The Summary: Curses and cons. Magic and the mob. In Cassel Sharpe’s world, they go together. Cassel always thought he was an ordinary guy, until he realized his memories were being manipulated by his brothers. Now he knows the truth—he’s the most powerful curse worker around. A touch of his hand can transform anything—or anyone—into something else.
That was how Lila, the girl he loved, became a white cat. Cassel was tricked into thinking he killed her, when actually he tried to save her. Now that she’s human again, he should be overjoyed. Trouble is, Lila’s been cursed to love him, a little gift from his emotion worker mom. And if Lila’s love is as phony as Cassel’s made-up memories, then he can’t believe anything she says or does.
When Cassel’s oldest brother is murdered, the Feds recruit Cassel to help make sense of the only clue—crime-scene images of a woman in red gloves. But the mob is after Cassel too—they know how valuable he could be to them. Cassel is going to have to stay one step ahead of both sides just to survive. But where can he turn when he can’t trust anyone—least of all, himself?
Love is a curse and the con is the only answer in a game too dangerous to lose.
This series, to me, is worldbuilding gold. If you’re a writer and want to see how different elements of the real and the fantastical can be woven together, White Cat and Red Glove are hands down my first example. It shows a world where magic takes the forms of curses spread through touch, and how the world would be affected by that.
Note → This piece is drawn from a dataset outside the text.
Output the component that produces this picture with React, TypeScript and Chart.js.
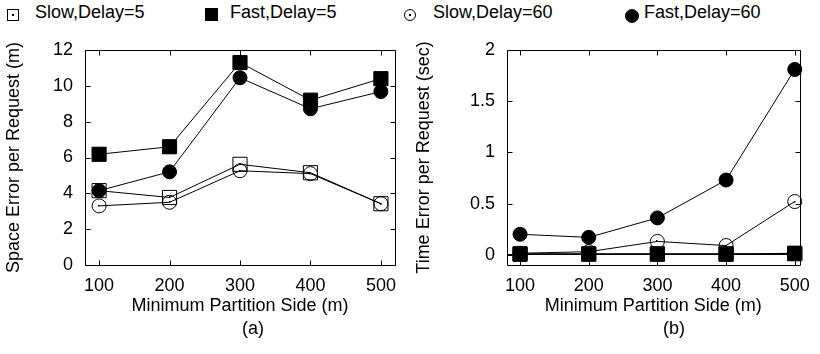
import React, { useEffect, useRef } from "react";
import { Chart, registerables } from "chart.js";
Chart.register(...registerables);

// ---- data ----
const partitionSides = [100, 200, 300, 400, 500];
const seriesNames = ["Slow,Delay=5", "Fast,Delay=5", "Slow,Delay=60", "Fast,Delay=60"];

const spaceSlow5 = [4.15, 3.77, 5.62, 5.15, 3.42];
const spaceFast5 = [6.18, 6.6, 11.3, 9.2, 10.4];
const spaceSlow60 = [3.3, 3.5, 5.26, 5.1, 3.42];
const spaceFast60 = [4.15, 5.2, 10.45, 8.72, 9.68];

const timeSlow5 = [0.01, 0.01, 0.01, 0.01, 0.01];
const timeFast5 = [0.005, 0.005, 0.005, 0.005, 0.015];
const timeSlow60 = [0.015, 0.03, 0.13, 0.09, 0.52];
const timeFast60 = [0.2, 0.17, 0.36, 0.73, 1.81];

const spaceTicks = [0, 2, 4, 6, 8, 10, 12];
const timeTicks = [0, 0.5, 1, 1.5, 2];

// ---- styles ----
const FONT = "'Liberation Sans', Arial, Helvetica, sans-serif";
const pointStyles = ["rect", "rect", "circle", "circle"];
const filled = [false, true, false, true];
const radii = [10, 10, 7, 7];
const drawOrder = [4, 3, 2, 1];

Chart.defaults.font.family = FONT;
Chart.defaults.font.size = 18;
Chart.defaults.color = "#000";

const framePlugin = {
  id: "frameTicks",
  beforeDatasetsDraw(chart: any) {
    const { ctx, chartArea } = chart;
    const l = Math.round(chartArea.left) + 0.5;
    const r = Math.round(chartArea.right) + 0.5;
    const t = Math.round(chartArea.top) + 0.5;
    const b = Math.round(chartArea.bottom) + 0.5;
    const len = 5;
    ctx.save();
    ctx.strokeStyle = "#000";
    ctx.lineWidth = 1;
    ctx.beginPath();
    ctx.rect(l, t, r - l, b - t);
    const xs = chart.scales.x;
    xs.ticks.forEach((tk: any) => {
      const px = Math.round(xs.getPixelForValue(tk.value)) + 0.5;
      ctx.moveTo(px, b);
      ctx.lineTo(px, b - len);
      ctx.moveTo(px, t);
      ctx.lineTo(px, t + len);
    });
    const ys = chart.scales.y;
    ys.ticks.forEach((tk: any) => {
      const py = Math.round(ys.getPixelForValue(tk.value)) + 0.5;
      ctx.moveTo(l, py);
      ctx.lineTo(l + len, py);
      ctx.moveTo(r, py);
      ctx.lineTo(r - len, py);
    });
    ctx.stroke();
    ctx.restore();
  },
  afterDatasetDraw(chart: any, args: any) {
    const ds = chart.data.datasets[args.index];
    if (!ds.centerDot) return;
    const { ctx } = chart;
    ctx.save();
    ctx.fillStyle = "#000";
    args.meta.data.forEach((el: any) => {
      ctx.fillRect(Math.round(el.x) - 1, Math.round(el.y) - 1, 1.5, 1.5);
    });
    ctx.restore();
  },
};

type PanelProps = {
  left: number;
  values: number[][];
  yTicks: number[];
  yMin: number;
  yMax: number;
  xMin: number;
  xMax: number;
  yTitle: string;
  yAxisWidth: number;
  padRight: number;
  zeroLine: boolean;
};

function Panel(p: PanelProps) {
  const ref = useRef<HTMLCanvasElement>(null);
  useEffect(() => {
    if (!ref.current) return;
    const datasets = p.values.map((v, i) => ({
      label: seriesNames[i],
      data: partitionSides.map((x, j) => ({ x, y: v[j] })),
      borderColor: "#000",
      borderWidth: 1,
      backgroundColor: "#000",
      pointStyle: pointStyles[i],
      pointRadius: radii[i],
      pointBorderWidth: 1,
      pointBorderColor: "#000",
      pointBackgroundColor: filled[i] ? "#000" : "rgba(0,0,0,0)",
      fill: false,
      tension: 0,
      order: drawOrder[i],
      clip: false,
      centerDot: !filled[i],
    }));
    const chart = new Chart(ref.current, {
      type: "line",
      data: { datasets } as any,
      options: {
        animation: false,
        responsive: false,
        devicePixelRatio: 1,
        events: [],
        layout: { padding: { left: 0, top: 50, right: p.padRight, bottom: 0 } },
        plugins: { legend: { display: false }, tooltip: { enabled: false } },
        scales: {
          x: {
            type: "linear",
            min: p.xMin,
            max: p.xMax,
            afterBuildTicks: (s: any) => {
              s.ticks = partitionSides.map((v) => ({ value: v }));
            },
            afterFit: (s: any) => {
              s.height = 89;
            },
            grid: { display: false, drawTicks: false },
            border: { display: false },
            ticks: {
              padding: 10,
              color: "#000",
              font: { size: 18, family: FONT },
              maxRotation: 0,
              autoSkip: false,
              callback: (v: any) => String(v),
            },
            title: {
              display: true,
              text: "Minimum Partition Side (m)",
              color: "#000",
              font: { size: 18, family: FONT },
              padding: { top: 0, bottom: 37 },
            },
          },
          y: {
            type: "linear",
            min: p.yMin,
            max: p.yMax,
            afterBuildTicks: (s: any) => {
              s.ticks = p.yTicks.map((v) => ({ value: v }));
            },
            afterFit: (s: any) => {
              s.width = p.yAxisWidth;
            },
            grid: {
              drawTicks: false,
              lineWidth: 1,
              color: (c: any) =>
                p.zeroLine && c.tick && c.tick.value === 0 ? "#000" : "rgba(0,0,0,0)",
            },
            border: { display: false },
            ticks: {
              padding: 12,
              color: "#000",
              font: { size: 18, family: FONT },
              callback: (v: any) => String(v),
            },
            title: {
              display: true,
              text: p.yTitle,
              color: "#000",
              font: { size: 18, family: FONT },
              padding: { top: 3.5, bottom: 0 },
            },
          },
        },
      } as any,
      plugins: [framePlugin as any],
    });
    return () => chart.destroy();
  }, []);
  return (
    <canvas
      ref={ref}
      width={410}
      height={354}
      style={{ position: "absolute", left: p.left, top: 0, width: 410, height: 354 }}
    />
  );
}

const legendLayout = [
  { mx: 7, my: 9, size: 12, text: 35 },
  { mx: 205, my: 8, size: 13, text: 230 },
  { mx: 404, my: 9, size: 12, text: 433 },
  { mx: 625, my: 9, size: 14, text: 644 },
];

function Legend() {
  return (
    <>
      {seriesNames.map((name, i) => {
        const L = legendLayout[i];
        const round = pointStyles[i] === "circle";
        return (
          <React.Fragment key={name}>
            <div
              style={{
                position: "absolute",
                left: L.mx,
                top: L.my,
                width: L.size,
                height: L.size,
                boxSizing: "border-box",
                border: "1px solid #000",
                borderRadius: round ? "50%" : 0,
                background: filled[i] ? "#000" : "transparent",
              }}
            >
              {!filled[i] && (
                <div
                  style={{
                    position: "absolute",
                    left: L.size / 2 - 1.75,
                    top: L.size / 2 - 1.75,
                    width: 1.5,
                    height: 1.5,
                    background: "#000",
                  }}
                />
              )}
            </div>
            <div
              style={{
                position: "absolute",
                left: L.text,
                top: 3,
                fontSize: 18,
                lineHeight: "18px",
                whiteSpace: "nowrap",
              }}
            >
              {name}
            </div>
          </React.Fragment>
        );
      })}
    </>
  );
}

export default function App() {
  return (
    <div
      style={{
        position: "absolute",
        left: 0,
        top: 0,
        width: 820,
        height: 354,
        background: "#fff",
        fontFamily: FONT,
        color: "#000",
        overflow: "hidden",
      }}
    >
      <Legend />
      <Panel
        left={0}
        values={[spaceSlow5, spaceFast5, spaceSlow60, spaceFast60]}
        yTicks={spaceTicks}
        yMin={0}
        yMax={12}
        xMin={80}
        xMax={520}
        yTitle="Space Error per Request (m)"
        yAxisWidth={85}
        padRight={15}
        zeroLine={false}
      />
      <Panel
        left={410}
        values={[timeSlow5, timeFast5, timeSlow60, timeFast60]}
        yTicks={timeTicks}
        yMin={-0.1}
        yMax={2}
        xMin={81}
        xMax={507}
        yTitle="Time Error per Request (sec)"
        yAxisWidth={97}
        padRight={14}
        zeroLine={true}
      />
      <div
        style={{
          position: "absolute",
          left: 203,
          width: 100,
          top: 319,
          fontSize: 18,
          lineHeight: "18px",
          textAlign: "center",
        }}
      >
        (a)
      </div>
      <div
        style={{
          position: "absolute",
          left: 624,
          width: 100,
          top: 319,
          fontSize: 18,
          lineHeight: "18px",
          textAlign: "center",
        }}
      >
        (b)
      </div>
    </div>
  );
}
There are elements of Prohibition, pop culture, legislation, historical influences (such as workers being organized into camps such as the Japanese internment camps following Pearl Harbor), and more all woven together seamlessly.
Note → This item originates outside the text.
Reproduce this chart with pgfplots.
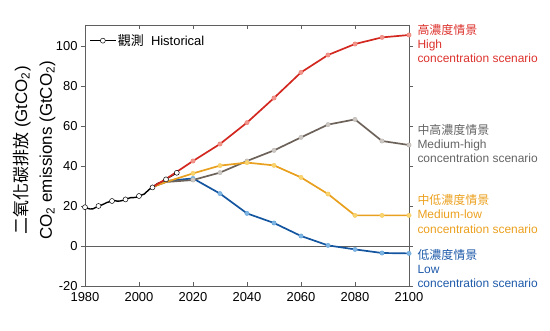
\documentclass[border=0pt]{standalone}
\usepackage{pgfplots}
\pgfplotsset{compat=1.18}
\usepackage{fontspec}
\setmainfont{Liberation Sans}
\newfontfamily\cjk{Noto Sans CJK TC}
\definecolor{hred}{RGB}{210,40,32}
\definecolor{hredf}{RGB}{242,150,140}
\definecolor{hredt}{RGB}{220,50,45}
\definecolor{mgray}{RGB}{108,98,90}
\definecolor{mgrayf}{RGB}{205,200,195}
\definecolor{mgrayt}{RGB}{100,100,100}
\definecolor{morange}{RGB}{232,160,30}
\definecolor{morangef}{RGB}{250,212,110}
\definecolor{moranget}{RGB}{235,160,30}
\definecolor{lblue}{RGB}{20,85,160}
\definecolor{lbluef}{RGB}{125,182,228}
\definecolor{lbluet}{RGB}{30,90,170}
\definecolor{axgray}{RGB}{95,95,95}
\begin{document}
\begin{tikzpicture}
\begin{axis}[
  scale only axis, width=324bp, height=261bp,
  xmin=1980, xmax=2100, ymin=-20, ymax=110.5,
  xtick={1980,2000,...,2100}, ytick={-20,0,...,100},
  xtick align=inside, ytick align=outside,
  xtick pos=both, ytick pos=both,
  yticklabel pos=left, xticklabel pos=bottom,
  major tick length=4bp,
  axis line style={axgray, line width=0.6pt},
  tick style={axgray, line width=0.6pt},
  tick label style={font=\fontsize{13}{15}\selectfont},
  xticklabel style={yshift=-3bp},
  /pgf/number format/assume math mode=true,
  /pgf/number format/1000 sep={},
  ylabel={{\cjk 二氧化碳排放} (GtCO\textsubscript{2})\\CO\textsubscript{2} emissions (GtCO\textsubscript{2})},
  ylabel style={at={(axis description cs:-0.157,0.52)}, anchor=center, align=center, font=\fontsize{17}{25}\selectfont},
  clip=false,
  legend style={draw=none, fill=none, at={(axis description cs:0.005,0.94)}, anchor=west, font=\fontsize{13}{15}\selectfont},
  legend cell align=left,
  legend image code/.code={\draw[#1,mark indices={2},line width=0.6pt] plot coordinates {(0cm,0cm)(0.45cm,0cm)(0.9cm,0cm)};},
]
\draw[axgray, line width=0.6pt] (axis cs:1980,0) -- (axis cs:2100,0);
% Historical
\addplot[black, line width=1.4pt, mark=*, mark size=2.5pt, mark options={fill=white, draw=black, line width=0.5pt},
  mark indices={1,6,11,16,21,26,31,35}] coordinates {
(1980,19.4)(1981,18.8)(1982,18.5)(1983,18.6)(1984,19.3)(1985,20.0)(1986,20.4)(1987,21.0)(1988,21.7)(1989,22.1)
(1990,22.5)(1991,22.7)(1992,22.4)(1993,22.5)(1994,22.8)(1995,23.3)(1996,23.8)(1997,24.2)(1998,24.2)(1999,24.4)
(2000,25.0)(2001,25.5)(2002,26.0)(2003,27.3)(2004,28.5)(2005,29.3)(2006,30.4)(2007,31.3)(2008,31.8)(2009,31.4)
(2010,33.3)(2011,34.3)(2012,35.0)(2013,35.8)(2014,36.6)};
\addlegendentry{{\cjk 觀測}\ \ Historical}
% Scenarios
\addplot[lblue, line width=1.7pt, mark=*, mark size=2.2pt, mark options={fill=lbluef, draw=lbluef!80!lblue, line width=0.4pt},
  mark indices={3,4,5,6,7,8,9,10,11,12}, forget plot] coordinates {
(2005,29.5)(2010,32.5)(2020,33.8)(2030,26.2)(2040,16.3)(2050,11.5)(2060,5.0)(2070,0.3)(2080,-1.7)(2090,-3.5)(2100,-3.7)};
\addplot[mgray, line width=1.7pt, mark=*, mark size=2.2pt, mark options={fill=mgrayf, draw=mgrayf!80!mgray, line width=0.4pt},
  mark indices={3,4,5,6,7,8,9,10,11,12}, forget plot] coordinates {
(2005,29.5)(2010,32.0)(2020,33.0)(2030,36.7)(2040,42.5)(2050,47.8)(2060,54.3)(2070,60.7)(2080,63.3)(2090,52.5)(2100,50.5)};
\addplot[morange, line width=1.7pt, mark=*, mark size=2.2pt, mark options={fill=morangef, draw=morangef!80!morange, line width=0.4pt},
  mark indices={3,4,5,6,7,8,9,10,11,12}, forget plot] coordinates {
(2005,29.5)(2010,32.0)(2020,36.3)(2030,40.2)(2040,41.7)(2050,40.3)(2060,34.3)(2070,26.0)(2080,15.3)(2090,15.3)(2100,15.3)};
\addplot[hred, line width=1.7pt, mark=*, mark size=2.2pt, mark options={fill=hredf, draw=hredf!80!hred, line width=0.4pt},
  mark indices={3,4,5,6,7,8,9,10,11,12}, forget plot] coordinates {
(2005,29.5)(2010,33.5)(2020,42.5)(2030,51.0)(2040,61.7)(2050,74.0)(2060,86.8)(2070,95.5)(2080,101.0)(2090,104.3)(2100,105.5)};
% right labels
\node[anchor=west, xshift=5bp, align=left, text=hredt, font=\fontsize{12}{14.4}\selectfont] at (axis cs:2100,101.3)
  {{\cjk 高濃度情景}\\High\\concentration scenario};
\node[anchor=west, xshift=5bp, align=left, text=mgrayt, font=\fontsize{12}{14.4}\selectfont] at (axis cs:2100,51.3)
  {{\cjk 中高濃度情景}\\Medium-high\\concentration scenario};
\node[anchor=west, xshift=5bp, align=left, text=moranget, font=\fontsize{12}{14.4}\selectfont] at (axis cs:2100,16.0)
  {{\cjk 中低濃度情景}\\Medium-low\\concentration scenario};
\node[anchor=west, xshift=5bp, align=left, text=lbluet, font=\fontsize{12}{14.4}\selectfont] at (axis cs:2100,-11.2)
  {{\cjk 低濃度情景}\\Low\\concentration scenario};
\end{axis}
\path ([shift={(-85bp,-45bp)}]current axis.south west) rectangle ([shift={(465bp,286bp)}]current axis.south west);
\end{tikzpicture}
\end{document}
The rules of the magic are also fairly intuitive, once the groundwork is laid. We learn a little bit more this time around, but all the groundwork is already there. The rules are solid, and continue to make sense throughout.
Second up, the plotting is extremely tight. Red Glove continues Cassel’s story, now catching him between the world of the mobs, and the world of the Feds. Cassel is one of my favorite protagonists in a long time – he’s a con man at heart, but he’s still a teenager too. His feelings for Lila, the conflict in his family, his friendships – all of these things pull him in so many directions, but we get it. This is the first series I’d think of if someone asked me for a “boy book.”